* Task directions: Print, word for word, the opening line of the data below and every line after it through the line that contains "import * as d3 from 'd3';", but not the pictures.

* Recorded data:
◇ ◇ ◇ ◇ ◇ ◇ ◇

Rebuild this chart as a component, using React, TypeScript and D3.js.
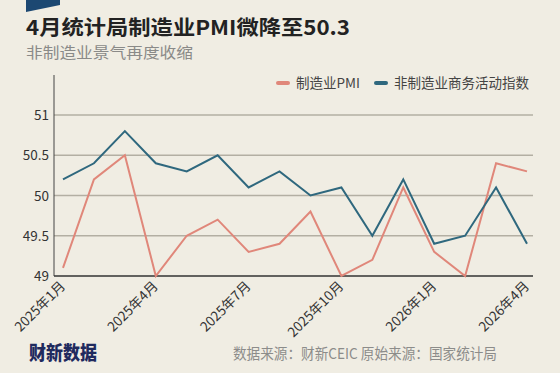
import { useEffect, useRef } from 'react';
import * as d3 from 'd3';

const months = [
  '2025年1月', '2025年2月', '2025年3月', '2025年4月', '2025年5月', '2025年6月',
  '2025年7月', '2025年8月', '2025年9月', '2025年10月', '2025年11月', '2025年12月',
  '2026年1月', '2026年2月', '2026年3月', '2026年4月'
];
const manufacturingPMI = [49.1, 50.2, 50.5, 49.0, 49.5, 49.7, 49.3, 49.4, 49.8, 49.0, 49.2, 50.1, 49.3, 49.0, 50.4, 50.3];
const nonManufacturing = [50.2, 50.4, 50.8, 50.4, 50.3, 50.5, 50.1, 50.3, 50.0, 50.1, 49.5, 50.2, 49.4, 49.5, 50.1, 49.4];
const yTicks = [49, 49.5, 50, 50.5, 51];
const xTickLabels = ['2025年1月', '2025年4月', '2025年7月', '2025年10月', '2026年1月', '2026年4月'];
const seriesNames = ['制造业PMI', '非制造业商务活动指数'];

const W = 560, H = 373;
const font = '"Noto Sans CJK SC", "Noto Sans", sans-serif';
const bg = '#f0ede3';
const red = '#e0877a';
const blue = '#2f687e';

export default function App() {
  const ref = useRef<SVGSVGElement>(null);

  useEffect(() => {
    const svg = d3.select(ref.current);
    svg.selectAll('*').remove();

    svg.append('rect').attr('width', W).attr('height', H).attr('fill', bg);

    // corner tab
    svg.append('path')
      .attr('d', 'M26,0 L60,0 L60,5 L26,12 Z')
      .attr('fill', '#1c4872');

    svg.append('text')
      .attr('x', 26).attr('y', 34.5)
      .attr('font-family', font).attr('font-weight', 700)
      .attr('font-size', 20.5).attr('fill', '#222')
      .attr('textLength', 324).attr('lengthAdjust', 'spacingAndGlyphs')
      .text('4月统计局制造业PMI微降至50.3');

    svg.append('text')
      .attr('x', 26).attr('y', 57.5)
      .attr('font-family', font)
      .attr('font-size', 15).attr('fill', '#8a8a88')
      .attr('textLength', 167).attr('lengthAdjust', 'spacingAndGlyphs')
      .text('非制造业景气再度收缩');

    const left = 54, right = 533, top = 75, bottom = 276;

    const x = d3.scalePoint<string>()
      .domain(months)
      .range([63, 527]);

    const y = d3.scaleLinear()
      .domain([49, 51])
      .range([bottom, 115]);

    // grid
    svg.append('g').selectAll('line')
      .data(yTicks.filter(d => d !== 49))
      .enter()
      .append('line')
      .attr('x1', left).attr('x2', right)
      .attr('y1', d => y(d)).attr('y2', d => y(d))
      .attr('stroke', '#b3afa3').attr('stroke-width', 1.5);

    // y labels
    svg.append('g').selectAll('text')
      .data(yTicks)
      .enter()
      .append('text')
      .attr('x', 49).attr('y', d => y(d) + 5)
      .attr('text-anchor', 'end')
      .attr('font-family', font).attr('font-size', 13.5).attr('fill', '#333')
      .text(d => String(d));

    // axes lines
    svg.append('line')
      .attr('x1', left).attr('x2', left).attr('y1', top).attr('y2', bottom)
      .attr('stroke', '#444').attr('stroke-width', 1);
    svg.append('line')
      .attr('x1', left).attr('x2', right).attr('y1', bottom).attr('y2', bottom)
      .attr('stroke', '#333').attr('stroke-width', 1.5);

    // x labels
    svg.append('g').selectAll('text')
      .data(xTickLabels)
      .enter()
      .append('text')
      .attr('transform', d => 'translate(' + ((x(d) as number) + 3) + ',' + (bottom + 11) + ')rotate(-45)')
      .attr('text-anchor', 'end')
      .attr('font-family', font).attr('font-size', 13.5).attr('fill', '#333')
      .text(d => d);

    const line = d3.line<number>()
      .x((_, i) => x(months[i]) as number)
      .y(d => y(d));

    svg.append('path')
      .datum(manufacturingPMI)
      .attr('d', line)
      .attr('fill', 'none').attr('stroke', red).attr('stroke-width', 2);

    svg.append('path')
      .datum(nonManufacturing)
      .attr('d', line)
      .attr('fill', 'none').attr('stroke', blue).attr('stroke-width', 2);

    // legend
    const legend = svg.append('g');
    const legX = [276, 374];
    [red, blue].forEach((c, i) => {
      legend.append('rect')
        .attr('x', legX[i]).attr('y', 81)
        .attr('width', 14).attr('height', 4).attr('rx', 2)
        .attr('fill', c);
      legend.append('text')
        .attr('x', legX[i] + 20).attr('y', 88)
        .attr('font-family', font).attr('font-size', 13.5).attr('fill', '#444')
        .text(seriesNames[i]);
    });

    // footer
    svg.append('text')
      .attr('x', 29).attr('y', 360)
      .attr('font-family', font).attr('font-weight', 900)
      .attr('font-size', 19).attr('fill', '#1f2a5e')
      .attr('textLength', 68).attr('lengthAdjust', 'spacingAndGlyphs')
      .text('财新数据');

    svg.append('text')
      .attr('x', 497).attr('y', 359)
      .attr('text-anchor', 'end')
      .attr('font-family', font).attr('font-size', 14.5).attr('fill', '#8c8c8a')
      .attr('textLength', 264).attr('lengthAdjust', 'spacingAndGlyphs')
      .text('数据来源：财新CEIC 原始来源：国家统计局');
  }, []);

  return (
    <div style={{ position: 'absolute', left: 0, top: 0 }}>
      <svg ref={ref} width={W} height={H} style={{ display: 'block' }} />
    </div>
  );
}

◇ ◇ ◇ ◇ ◇ ◇ ◇

* Answer for this exercise:
Rebuild this chart as a component, using React, TypeScript and D3.js.
import { useEffect, useRef } from 'react';
import * as d3 from 'd3';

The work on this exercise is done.